On Mon, May 24, 2004 at 06:26:13PM -0700, Ronald C. Wagner wrote (in
HTML; plain-text mail is preferred, as not everybody's mail reader
conveniently handles HTML mail):
> I want to see ethernet encapsulated packets as per RFC 894. These
> packets would have a 6 byte destination MAC, 6 byte source MAC, 2 byte type,
> 46-1500 bytes of data and then a 4 byte CRC.
>
> Regardless of the OS dependancies, will ethereal display such packets?
It depends on the format of the capture file.

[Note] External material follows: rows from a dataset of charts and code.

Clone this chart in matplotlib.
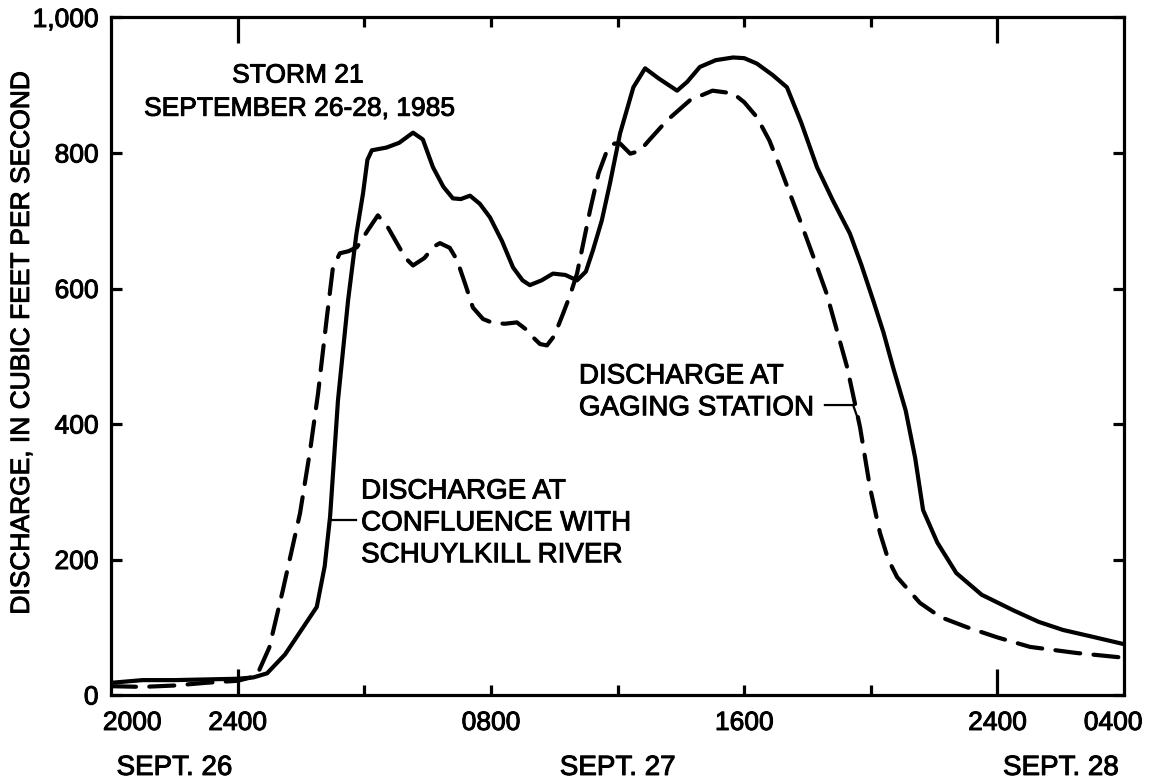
import numpy as np
import matplotlib
matplotlib.use("Agg")
import matplotlib.pyplot as plt
import matplotlib.patheffects as pe
from matplotlib.transforms import blended_transform_factory

plt.rcParams['font.family'] = ['Liberation Sans', 'DejaVu Sans']

# hours after 2000, Sept. 26, and discharge in cubic feet per second
conf_hr = [0.0, 1.0, 2.0, 3.0, 4.0, 4.5, 4.93, 5.5, 6.0, 6.5, 6.75, 6.92, 7.17, 7.49, 7.75,
           7.96, 8.1, 8.24, 8.7, 9.1, 9.54, 9.85, 10.17, 10.5, 10.8, 11.05, 11.34, 11.65,
           11.97, 12.35, 12.7, 13.0, 13.23, 13.6, 13.96, 14.35, 14.72, 15.0, 15.22, 15.5,
           15.76, 16.08, 16.5, 16.87, 17.3, 17.88, 18.2, 18.6, 19.1, 19.65, 20.0, 20.4,
           20.9, 21.35, 21.8, 22.3, 22.8, 23.34, 23.7, 24.07, 24.4, 24.7, 25.1, 25.4,
           25.65, 26.1, 26.7, 27.5, 28.5, 29.3, 30.07, 31.0, 32.0]
conf_q = [18, 22, 22, 23, 24, 26, 32, 60, 95, 130, 190, 263, 435, 583, 680,
          740, 790, 804, 808, 815, 830, 820, 779, 750, 733, 732, 737, 725,
          705, 670, 631, 612, 605, 612, 622, 620, 612, 625, 656, 700,
          755, 829, 897, 925, 910, 892, 905, 927, 937, 941, 940, 932,
          915, 897, 845, 779, 730, 681, 635, 583, 535, 484, 420, 350,
          273, 225, 180, 148, 125, 108, 96, 86, 75]

gage_hr = [0.0, 1.0, 2.0, 3.0, 4.0, 4.6, 5.0, 5.43, 5.97, 6.29, 6.54, 6.82, 7.01, 7.23,
           7.5, 7.77, 8.1, 8.43, 8.75, 9.03, 9.3, 9.54, 9.9, 10.2, 10.39, 10.7, 10.93,
           11.2, 11.43, 11.75, 12.07, 12.45, 12.82, 13.1, 13.33, 13.55, 13.77, 14.0, 14.28,
           14.5, 14.72, 15.13, 15.4, 15.67, 15.9, 16.08, 16.4, 16.7, 17.0, 17.56, 18.29,
           19.0, 19.65, 20.0, 20.4, 20.8, 21.13, 21.76, 22.2, 22.6, 23.25, 23.66, 23.97,
           24.29, 24.55, 24.83, 25.55, 26.2, 27.04, 28.0, 29.03, 30.5, 32.0]
gage_q = [13, 12, 14, 18, 21, 28, 70, 155, 268, 361, 445, 558, 631, 652,
          655, 661, 685, 708, 690, 667, 645, 634, 645, 662, 667, 660, 642,
          605, 572, 555, 549, 548, 550, 540, 528, 518, 516, 530, 563,
          590, 622, 715, 770, 804, 814, 814, 799, 803, 819, 848, 878,
          892, 888, 875, 853, 818, 779, 701, 645, 593, 484, 395, 307,
          239, 200, 174, 136, 115, 100, 85, 71, 62, 55]

x_long_ticks = [4, 28]
x_short_ticks = [8, 12, 16, 20, 24]
x_labels = ["2000", "2400", "0800", "1600", "2400", "0400"]
x_label_pos = [0.67, 4, 12, 20, 28, 31.65]
y_ticks = [0, 200, 400, 600, 800, 1000]
y_labels = ["0", "200", "400", "600", "800", "1,000"]
days = ["SEPT. 26", "SEPT. 27", "SEPT. 28"]
day_pos = [2, 16, 30]

FS = 19
FS_NOTE = 20
heavy = [pe.withStroke(linewidth=0.7, foreground='black')]

fig = plt.figure(figsize=(11.5, 7.81), dpi=100)
ax = fig.add_axes([0.0965, 0.1101, 0.881, 0.8675])

ax.plot(conf_hr, conf_q, color='black', lw=3.0, solid_capstyle='round',
        solid_joinstyle='round')
ax.plot(gage_hr, gage_q, color='black', lw=3.0, dashes=(6, 3.2),
        dash_capstyle='round', dash_joinstyle='round')

ax.set_xlim(0, 32)
ax.set_ylim(0, 1000)

for s in ax.spines.values():
    s.set_linewidth(2.3)

ax.set_xticks(x_long_ticks)
ax.set_xticks(x_short_ticks, minor=True)
ax.tick_params(axis='x', which='major', direction='in', length=19, width=2.3,
               top=True, labelbottom=False)
ax.tick_params(axis='x', which='minor', direction='in', length=7, width=2.3,
               top=True, labelbottom=False)

ax.set_yticks(y_ticks)
ax.set_yticklabels(y_labels)
ax.tick_params(axis='y', direction='in', length=8, width=2.3, right=True,
               labelsize=FS, pad=9)
for t in ax.get_yticklabels():
    t.set_path_effects(heavy)

trans = blended_transform_factory(ax.transData, ax.transAxes)
for lab, p in zip(x_labels, x_label_pos):
    ax.text(p, -0.0516, lab, transform=trans, ha='center', va='baseline',
            fontsize=FS, path_effects=heavy)
for d, p in zip(days, day_pos):
    ax.text(p, -0.118, d, transform=trans, ha='center', va='baseline',
            fontsize=FS_NOTE, path_effects=heavy)

ax.set_ylabel("DISCHARGE, IN CUBIC FEET PER SECOND", fontsize=FS,
              path_effects=heavy, va='center')
ax.yaxis.set_label_coords(-0.0879, 0.519)

ax.text(5.9, 904, "STORM 21", ha='center', va='baseline', fontsize=FS,
        path_effects=heavy)
ax.text(5.95, 855, "SEPTEMBER 26-28, 1985", ha='center', va='baseline',
        fontsize=FS, path_effects=heavy)

ax.text(14.78, 460, "DISCHARGE AT", ha='left', va='baseline', fontsize=FS_NOTE,
        path_effects=heavy)
ax.text(14.78, 413, "GAGING STATION", ha='left', va='baseline', fontsize=FS_NOTE,
        path_effects=heavy)
ax.plot([22.55, 23.44, 23.56], [428, 428, 412], color='black', lw=1.6)

ax.text(7.9, 290, "DISCHARGE AT", ha='left', va='baseline', fontsize=FS_NOTE,
        path_effects=heavy)
ax.text(7.9, 243, "CONFLUENCE WITH", ha='left', va='baseline', fontsize=FS_NOTE,
        path_effects=heavy)
ax.text(7.9, 196, "SCHUYLKILL RIVER", ha='left', va='baseline', fontsize=FS_NOTE,
        path_effects=heavy)
ax.plot([6.98, 7.75], [258, 258], color='black', lw=1.6)

fig.savefig("out.png", dpi=100)
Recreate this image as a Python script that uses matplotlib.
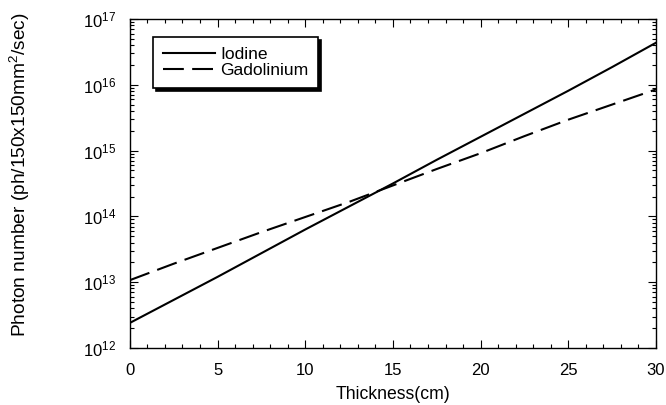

Libpcap-format capture files sometimes do, and sometimes don't, include
the CRC - and there's no per-packet flag to indicate whether the packet
has a CRC or not. Ethereal, when handling a libpcap-format file, will
attempt to guess whether the packet data includes the CRC, based on the
length of the raw packet data and length fields at other layers such as
the IP layer. This mostly works, although there are, I think, cases
where it guesses incorrectly.
Older EtherPeek captures appear to have the FCS in some packets; the
code in Ethereal to read those captures decides whether the packet has
an FCS based on a per-packet flag in the file that *appears* to indicate
whether the packet has an FCS.
Some Windows Sniffer files appear to include the FCS in Ethernet
packets; the code in Ethereal to read those captures decides whether the
packet has an FCS based on some data in the per-packet record header
that *appears* to indicate whether the packet has an FCS.
Files from Shomiti Surveyor appear to have an FCS in Ethernet packets;
Ethereal assumes they do.
Ethereal assumes no other captures have an FCS in Ethernet packets.
Now, an additional question might be "will packets *captured* by
Ethereal include an FCS?" That's OS-dependent, as per the FAQ. Those
files are in libpcap format, so Ethereal's heuristics will be used when
Ethereal reads the data it captured.